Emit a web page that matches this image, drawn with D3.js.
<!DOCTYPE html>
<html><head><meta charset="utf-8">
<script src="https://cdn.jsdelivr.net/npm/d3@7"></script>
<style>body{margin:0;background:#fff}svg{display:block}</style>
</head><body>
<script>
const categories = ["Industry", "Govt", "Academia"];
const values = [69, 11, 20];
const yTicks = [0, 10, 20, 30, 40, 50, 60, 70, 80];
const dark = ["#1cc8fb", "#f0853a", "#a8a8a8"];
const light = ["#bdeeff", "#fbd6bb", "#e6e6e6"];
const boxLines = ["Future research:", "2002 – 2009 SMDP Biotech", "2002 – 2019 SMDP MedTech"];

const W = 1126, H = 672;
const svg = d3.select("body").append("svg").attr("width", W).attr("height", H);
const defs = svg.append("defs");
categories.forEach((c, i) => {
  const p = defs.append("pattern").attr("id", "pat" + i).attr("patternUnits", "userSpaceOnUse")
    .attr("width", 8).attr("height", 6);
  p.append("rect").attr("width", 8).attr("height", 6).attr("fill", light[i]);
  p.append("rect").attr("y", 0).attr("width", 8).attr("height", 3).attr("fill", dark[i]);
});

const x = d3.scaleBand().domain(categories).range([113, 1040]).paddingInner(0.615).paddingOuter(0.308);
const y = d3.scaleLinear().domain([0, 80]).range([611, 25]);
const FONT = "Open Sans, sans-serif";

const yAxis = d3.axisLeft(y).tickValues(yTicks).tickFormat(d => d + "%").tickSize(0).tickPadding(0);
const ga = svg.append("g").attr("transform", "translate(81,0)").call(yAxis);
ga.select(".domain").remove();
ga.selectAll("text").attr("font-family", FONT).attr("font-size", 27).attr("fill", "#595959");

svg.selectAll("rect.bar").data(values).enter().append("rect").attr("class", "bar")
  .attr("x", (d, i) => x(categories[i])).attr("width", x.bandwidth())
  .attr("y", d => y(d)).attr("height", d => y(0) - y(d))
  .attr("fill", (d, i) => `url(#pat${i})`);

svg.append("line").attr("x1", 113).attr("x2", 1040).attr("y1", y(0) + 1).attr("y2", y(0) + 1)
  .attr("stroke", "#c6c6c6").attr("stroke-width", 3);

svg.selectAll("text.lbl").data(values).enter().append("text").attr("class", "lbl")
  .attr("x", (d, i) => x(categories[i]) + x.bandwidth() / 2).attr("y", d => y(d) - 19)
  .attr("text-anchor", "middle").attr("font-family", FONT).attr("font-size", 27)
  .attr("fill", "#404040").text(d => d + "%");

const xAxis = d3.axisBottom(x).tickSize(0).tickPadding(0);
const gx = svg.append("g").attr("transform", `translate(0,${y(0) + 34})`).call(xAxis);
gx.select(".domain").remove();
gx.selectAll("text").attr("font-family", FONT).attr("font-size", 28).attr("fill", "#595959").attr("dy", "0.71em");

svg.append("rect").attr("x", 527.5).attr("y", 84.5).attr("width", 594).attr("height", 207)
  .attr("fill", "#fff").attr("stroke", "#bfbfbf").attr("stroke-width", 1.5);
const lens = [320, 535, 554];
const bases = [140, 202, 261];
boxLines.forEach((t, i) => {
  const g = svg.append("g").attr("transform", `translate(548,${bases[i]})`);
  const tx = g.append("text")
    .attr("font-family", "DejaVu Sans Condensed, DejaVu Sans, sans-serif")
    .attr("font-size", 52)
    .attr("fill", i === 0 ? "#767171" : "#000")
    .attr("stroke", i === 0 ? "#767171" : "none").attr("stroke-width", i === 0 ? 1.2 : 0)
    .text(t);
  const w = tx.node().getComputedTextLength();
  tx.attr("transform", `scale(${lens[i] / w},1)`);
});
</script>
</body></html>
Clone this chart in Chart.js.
━━━━━━━━
• [SET TASK]
Pull out all lines containing the word "this" from the entries above.

• [FINAL RESULT]
Emit a web page that matches this image, drawn with D3.js.
Clone this chart in Chart.js.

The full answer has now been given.